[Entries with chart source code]
= = =
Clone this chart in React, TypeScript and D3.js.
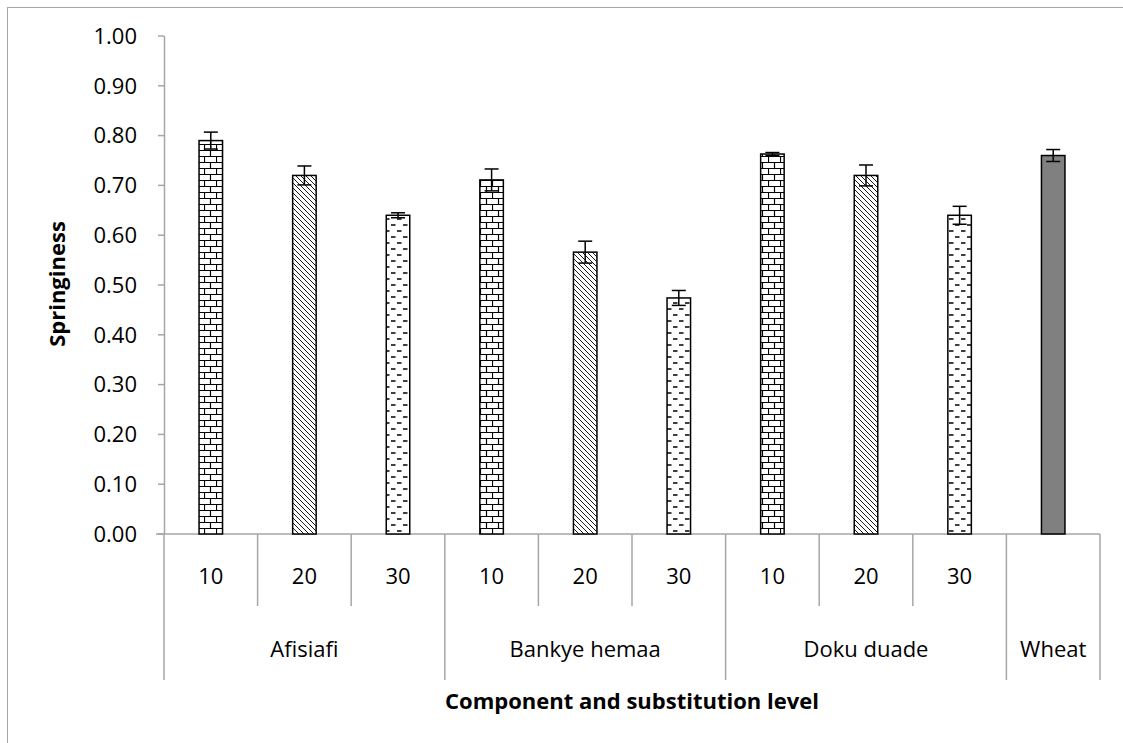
import React from "react";
import * as d3 from "d3";

const groups = ["Afisiafi", "Bankye hemaa", "Doku duade", "Wheat"];
const levels = ["10", "20", "30", "10", "20", "30", "10", "20", "30", ""];
const groupOf = [0, 0, 0, 1, 1, 1, 2, 2, 2, 3];
const patternOf = ["brick", "hatch", "dash", "brick", "hatch", "dash", "brick", "hatch", "dash", "solid"];
const values = [0.79, 0.72, 0.64, 0.711, 0.566, 0.474, 0.763, 0.72, 0.64, 0.76];
const errors = [0.017, 0.019, 0.005, 0.022, 0.022, 0.015, 0.003, 0.021, 0.018, 0.012];
const yTicks = [0, 0.1, 0.2, 0.3, 0.4, 0.5, 0.6, 0.7, 0.8, 0.9, 1.0];

const W = 1123, H = 743;
const L = 164, R = 1100, T = 36, B = 534;
const FONT = "'Open Sans', sans-serif";
const GRID = "#a6a6a6";

export default function App() {
  const x = d3.scaleBand<number>().domain(d3.range(values.length)).range([L, R]).paddingInner(0).paddingOuter(0);
  const y = d3.scaleLinear().domain([0, 1]).range([B, T]);
  const bw = 23.5;
  const cap = 7;
  const fill = (p: string) => (p === "solid" ? "#808080" : `url(#p-${p})`);

  const groupBounds = groups.map((g, gi) => {
    const idx = d3.range(values.length).filter((i) => groupOf[i] === gi);
    return { name: g, x0: x(idx[0])!, x1: x(idx[idx.length - 1])! + x.bandwidth() };
  });
  const innerSeps = d3.range(1, values.length).filter((i) => groupOf[i] === groupOf[i - 1]);

  return (
    <svg width={W} height={H} style={{ position: "absolute", left: 0, top: 0, background: "#fff" }} fontFamily={FONT}>
      <defs>
        <pattern id="p-brick" patternUnits="userSpaceOnUse" width={12} height={12}>
          <rect width={12} height={12} fill="#fff" />
          <path d="M0,0.5H12M0,6.5H12M0.5,0V6.5M6.5,6.5V12" stroke="#000" strokeWidth={1.2} fill="none" />
        </pattern>
        <pattern id="p-hatch" patternUnits="userSpaceOnUse" width={5} height={5}>
          <rect width={5} height={5} fill="#fff" />
          <path d="M-1,-1L6,6M-1,4L1,6M4,-1L6,1" stroke="#000" strokeWidth={0.9} fill="none" />
        </pattern>
        <pattern id="p-dash" patternUnits="userSpaceOnUse" width={12} height={12}>
          <rect width={12} height={12} fill="#fff" />
          <path d="M1,3H5.5M7,9H11.5" stroke="#000" strokeWidth={1.3} fill="none" />
        </pattern>
      </defs>

      <rect x={7.5} y={7.5} width={W + 10} height={H + 10} fill="none" stroke={GRID} strokeWidth={1} />

      <line x1={L + 0.5} x2={L + 0.5} y1={T} y2={B} stroke={GRID} strokeWidth={1.5} />
      {yTicks.map((t) => (
        <g key={t}>
          <line x1={L - 6} x2={L} y1={y(t)} y2={y(t)} stroke={GRID} strokeWidth={1.5} />
          <text x={137} y={y(t)} dy="0.35em" textAnchor="end" fontSize={22} fill="#000">
            {d3.format(".2f")(t)}
          </text>
        </g>
      ))}
      <text
        transform={`translate(65,284) rotate(-90)`}
        textAnchor="middle"
        fontSize={22}
        fontWeight="bold"
        fill="#000"
      >
        Springiness
      </text>

      <line x1={L - 8} x2={R} y1={B} y2={B} stroke={GRID} strokeWidth={1.5} />
      {groupBounds.map((g) => (
        <line key={"gs" + g.name} x1={g.x0} x2={g.x0} y1={B} y2={680} stroke={GRID} strokeWidth={1.5} />
      ))}
      <line x1={R} x2={R} y1={B} y2={680} stroke={GRID} strokeWidth={1.5} />
      {innerSeps.map((i) => (
        <line key={"is" + i} x1={x(i)!} x2={x(i)!} y1={B} y2={606} stroke={GRID} strokeWidth={1.5} />
      ))}

      {levels.map((l, i) => (
        <text key={"lv" + i} x={x(i)! + x.bandwidth() / 2} y={576} dy="0.35em" textAnchor="middle" fontSize={22} fill="#000">
          {l}
        </text>
      ))}
      {groupBounds.map((g) => (
        <text key={"gl" + g.name} x={(g.x0 + g.x1) / 2} y={649} dy="0.35em" textAnchor="middle" fontSize={22} fill="#000">
          {g.name}
        </text>
      ))}
      <text x={(L + R) / 2} y={701} dy="0.35em" textAnchor="middle" fontSize={22} fontWeight="bold" fill="#000">
        Component and substitution level
      </text>

      {values.map((v, i) => {
        const cx = x(i)! + x.bandwidth() / 2;
        return (
          <rect
            key={"b" + i}
            x={cx - bw / 2}
            y={y(v)}
            width={bw}
            height={B - y(v)}
            fill={fill(patternOf[i])}
            stroke="#000"
            strokeWidth={1.5}
          />
        );
      })}

      {values.map((v, i) => {
        const cx = x(i)! + x.bandwidth() / 2;
        const hi = y(v + errors[i]);
        const lo = y(v - errors[i]);
        return (
          <g key={"e" + i} stroke="#000" strokeWidth={1.5}>
            <line x1={cx} x2={cx} y1={hi} y2={lo} />
            <line x1={cx - cap} x2={cx + cap} y1={hi} y2={hi} />
            <line x1={cx - cap} x2={cx + cap} y1={lo} y2={lo} />
          </g>
        );
      })}
    </svg>
  );
}
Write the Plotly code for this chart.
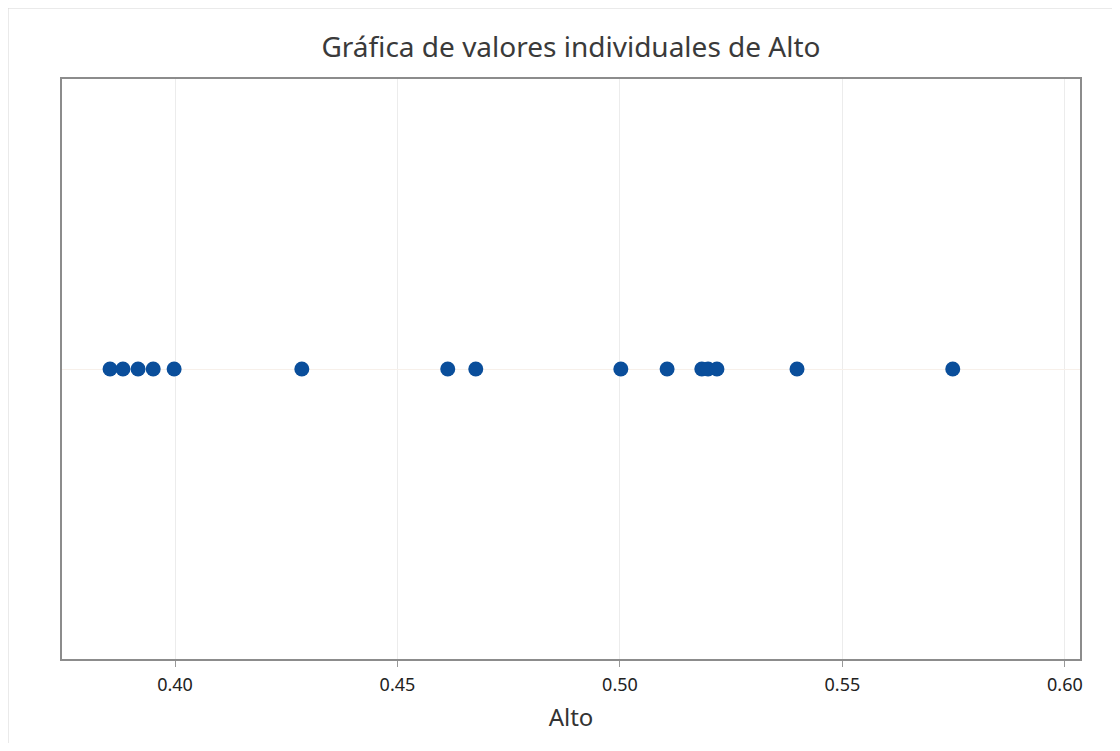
import plotly.graph_objects as go

alto = [0.3854, 0.3883, 0.3917, 0.3951, 0.3998, 0.4285, 0.4613, 0.4676,
        0.5002, 0.5106, 0.5184, 0.5198, 0.5218, 0.5398, 0.5748]
tick_vals = [0.40, 0.45, 0.50, 0.55, 0.60]
tick_text = ["0.40", "0.45", "0.50", "0.55", "0.60"]

W, H = 1104, 735
ml, mr, mt, mb = 54, 32, 71, 84
pw, ph = W - ml - mr, H - mt - mb

fig = go.Figure()
fig.add_trace(go.Scatter(
    x=alto, y=[0.5] * len(alto), mode="markers",
    marker=dict(color="#0A4E9B", size=15, line=dict(width=0)),
    showlegend=False, hoverinfo="x"))

fig.update_layout(
    width=W, height=H,
    margin=dict(l=ml, r=mr, t=mt, b=mb),
    paper_bgcolor="white", plot_bgcolor="white",
    font=dict(family="Noto Sans", color="#333333"),
    title=dict(text="Gráfica de valores individuales de Alto",
               x=0.5, xref="paper", xanchor="center", y=1 - 39 / H, yanchor="middle",
               font=dict(size=28, color="#3a3a3a")),
    xaxis=dict(range=[0.3746, 0.6034], tickvals=tick_vals, ticktext=tick_text,
               showgrid=True, gridcolor="#ececec", gridwidth=1,
               ticks="outside", ticklen=6, tickcolor="#999999",
               ticklabelstandoff=2,
               tickfont=dict(size=18, color="#222222"),
               showline=True, linecolor="#8c8c8c", linewidth=2, mirror=True,
               zeroline=False,
               title=dict(text="Alto", font=dict(size=24, color="#333333"), standoff=15)),
    yaxis=dict(range=[0, 1], tickvals=[0.5], showticklabels=False,
               showgrid=True, gridcolor="#f7f0ea", gridwidth=1, ticks="",
               showline=True, linecolor="#8c8c8c", linewidth=2, mirror=True,
               zeroline=False),
)

fig.add_shape(type="rect", xref="paper", yref="paper",
              x0=-ml / pw, x1=(W + 20 - ml) / pw,
              y0=-(mb + 20) / ph, y1=1 + mt / ph,
              line=dict(color="#d6d6d6", width=1), layer="below")

fig.write_html("out.html")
= = =
INSTRUCTIONS FOR THE TASK:
Quote every entry exactly, with the pictures omitted.

WORKED SOLUTION:
Clone this chart in React, TypeScript and D3.js.
import React from "react";
import * as d3 from "d3";

const groups = ["Afisiafi", "Bankye hemaa", "Doku duade", "Wheat"];
const levels = ["10", "20", "30", "10", "20", "30", "10", "20", "30", ""];
const groupOf = [0, 0, 0, 1, 1, 1, 2, 2, 2, 3];
const patternOf = ["brick", "hatch", "dash", "brick", "hatch", "dash", "brick", "hatch", "dash", "solid"];
const values = [0.79, 0.72, 0.64, 0.711, 0.566, 0.474, 0.763, 0.72, 0.64, 0.76];
const errors = [0.017, 0.019, 0.005, 0.022, 0.022, 0.015, 0.003, 0.021, 0.018, 0.012];
const yTicks = [0, 0.1, 0.2, 0.3, 0.4, 0.5, 0.6, 0.7, 0.8, 0.9, 1.0];

const W = 1123, H = 743;
const L = 164, R = 1100, T = 36, B = 534;
const FONT = "'Open Sans', sans-serif";
const GRID = "#a6a6a6";

export default function App() {
  const x = d3.scaleBand<number>().domain(d3.range(values.length)).range([L, R]).paddingInner(0).paddingOuter(0);
  const y = d3.scaleLinear().domain([0, 1]).range([B, T]);
  const bw = 23.5;
  const cap = 7;
  const fill = (p: string) => (p === "solid" ? "#808080" : `url(#p-${p})`);

  const groupBounds = groups.map((g, gi) => {
    const idx = d3.range(values.length).filter((i) => groupOf[i] === gi);
    return { name: g, x0: x(idx[0])!, x1: x(idx[idx.length - 1])! + x.bandwidth() };
  });
  const innerSeps = d3.range(1, values.length).filter((i) => groupOf[i] === groupOf[i - 1]);

  return (
    <svg width={W} height={H} style={{ position: "absolute", left: 0, top: 0, background: "#fff" }} fontFamily={FONT}>
      <defs>
        <pattern id="p-brick" patternUnits="userSpaceOnUse" width={12} height={12}>
          <rect width={12} height={12} fill="#fff" />
          <path d="M0,0.5H12M0,6.5H12M0.5,0V6.5M6.5,6.5V12" stroke="#000" strokeWidth={1.2} fill="none" />
        </pattern>
        <pattern id="p-hatch" patternUnits="userSpaceOnUse" width={5} height={5}>
          <rect width={5} height={5} fill="#fff" />
          <path d="M-1,-1L6,6M-1,4L1,6M4,-1L6,1" stroke="#000" strokeWidth={0.9} fill="none" />
        </pattern>
        <pattern id="p-dash" patternUnits="userSpaceOnUse" width={12} height={12}>
          <rect width={12} height={12} fill="#fff" />
          <path d="M1,3H5.5M7,9H11.5" stroke="#000" strokeWidth={1.3} fill="none" />
        </pattern>
      </defs>

      <rect x={7.5} y={7.5} width={W + 10} height={H + 10} fill="none" stroke={GRID} strokeWidth={1} />

      <line x1={L + 0.5} x2={L + 0.5} y1={T} y2={B} stroke={GRID} strokeWidth={1.5} />
      {yTicks.map((t) => (
        <g key={t}>
          <line x1={L - 6} x2={L} y1={y(t)} y2={y(t)} stroke={GRID} strokeWidth={1.5} />
          <text x={137} y={y(t)} dy="0.35em" textAnchor="end" fontSize={22} fill="#000">
            {d3.format(".2f")(t)}
          </text>
        </g>
      ))}
      <text
        transform={`translate(65,284) rotate(-90)`}
        textAnchor="middle"
        fontSize={22}
        fontWeight="bold"
        fill="#000"
      >
        Springiness
      </text>

      <line x1={L - 8} x2={R} y1={B} y2={B} stroke={GRID} strokeWidth={1.5} />
      {groupBounds.map((g) => (
        <line key={"gs" + g.name} x1={g.x0} x2={g.x0} y1={B} y2={680} stroke={GRID} strokeWidth={1.5} />
      ))}
      <line x1={R} x2={R} y1={B} y2={680} stroke={GRID} strokeWidth={1.5} />
      {innerSeps.map((i) => (
        <line key={"is" + i} x1={x(i)!} x2={x(i)!} y1={B} y2={606} stroke={GRID} strokeWidth={1.5} />
      ))}

      {levels.map((l, i) => (
        <text key={"lv" + i} x={x(i)! + x.bandwidth() / 2} y={576} dy="0.35em" textAnchor="middle" fontSize={22} fill="#000">
          {l}
        </text>
      ))}
      {groupBounds.map((g) => (
        <text key={"gl" + g.name} x={(g.x0 + g.x1) / 2} y={649} dy="0.35em" textAnchor="middle" fontSize={22} fill="#000">
          {g.name}
        </text>
      ))}
      <text x={(L + R) / 2} y={701} dy="0.35em" textAnchor="middle" fontSize={22} fontWeight="bold" fill="#000">
        Component and substitution level
      </text>

      {values.map((v, i) => {
        const cx = x(i)! + x.bandwidth() / 2;
        return (
          <rect
            key={"b" + i}
            x={cx - bw / 2}
            y={y(v)}
            width={bw}
            height={B - y(v)}
            fill={fill(patternOf[i])}
            stroke="#000"
            strokeWidth={1.5}
          />
        );
      })}

      {values.map((v, i) => {
        const cx = x(i)! + x.bandwidth() / 2;
        const hi = y(v + errors[i]);
        const lo = y(v - errors[i]);
        return (
          <g key={"e" + i} stroke="#000" strokeWidth={1.5}>
            <line x1={cx} x2={cx} y1={hi} y2={lo} />
            <line x1={cx - cap} x2={cx + cap} y1={hi} y2={hi} />
            <line x1={cx - cap} x2={cx + cap} y1={lo} y2={lo} />
          </g>
        );
      })}
    </svg>
  );
}
Write the Plotly code for this chart.
import plotly.graph_objects as go

alto = [0.3854, 0.3883, 0.3917, 0.3951, 0.3998, 0.4285, 0.4613, 0.4676,
        0.5002, 0.5106, 0.5184, 0.5198, 0.5218, 0.5398, 0.5748]
tick_vals = [0.40, 0.45, 0.50, 0.55, 0.60]
tick_text = ["0.40", "0.45", "0.50", "0.55", "0.60"]

W, H = 1104, 735
ml, mr, mt, mb = 54, 32, 71, 84
pw, ph = W - ml - mr, H - mt - mb

fig = go.Figure()
fig.add_trace(go.Scatter(
    x=alto, y=[0.5] * len(alto), mode="markers",
    marker=dict(color="#0A4E9B", size=15, line=dict(width=0)),
    showlegend=False, hoverinfo="x"))

fig.update_layout(
    width=W, height=H,
    margin=dict(l=ml, r=mr, t=mt, b=mb),
    paper_bgcolor="white", plot_bgcolor="white",
    font=dict(family="Noto Sans", color="#333333"),
    title=dict(text="Gráfica de valores individuales de Alto",
               x=0.5, xref="paper", xanchor="center", y=1 - 39 / H, yanchor="middle",
               font=dict(size=28, color="#3a3a3a")),
    xaxis=dict(range=[0.3746, 0.6034], tickvals=tick_vals, ticktext=tick_text,
               showgrid=True, gridcolor="#ececec", gridwidth=1,
               ticks="outside", ticklen=6, tickcolor="#999999",
               ticklabelstandoff=2,
               tickfont=dict(size=18, color="#222222"),
               showline=True, linecolor="#8c8c8c", linewidth=2, mirror=True,
               zeroline=False,
               title=dict(text="Alto", font=dict(size=24, color="#333333"), standoff=15)),
    yaxis=dict(range=[0, 1], tickvals=[0.5], showticklabels=False,
               showgrid=True, gridcolor="#f7f0ea", gridwidth=1, ticks="",
               showline=True, linecolor="#8c8c8c", linewidth=2, mirror=True,
               zeroline=False),
)

fig.add_shape(type="rect", xref="paper", yref="paper",
              x0=-ml / pw, x1=(W + 20 - ml) / pw,
              y0=-(mb + 20) / ph, y1=1 + mt / ph,
              line=dict(color="#d6d6d6", width=1), layer="below")

fig.write_html("out.html")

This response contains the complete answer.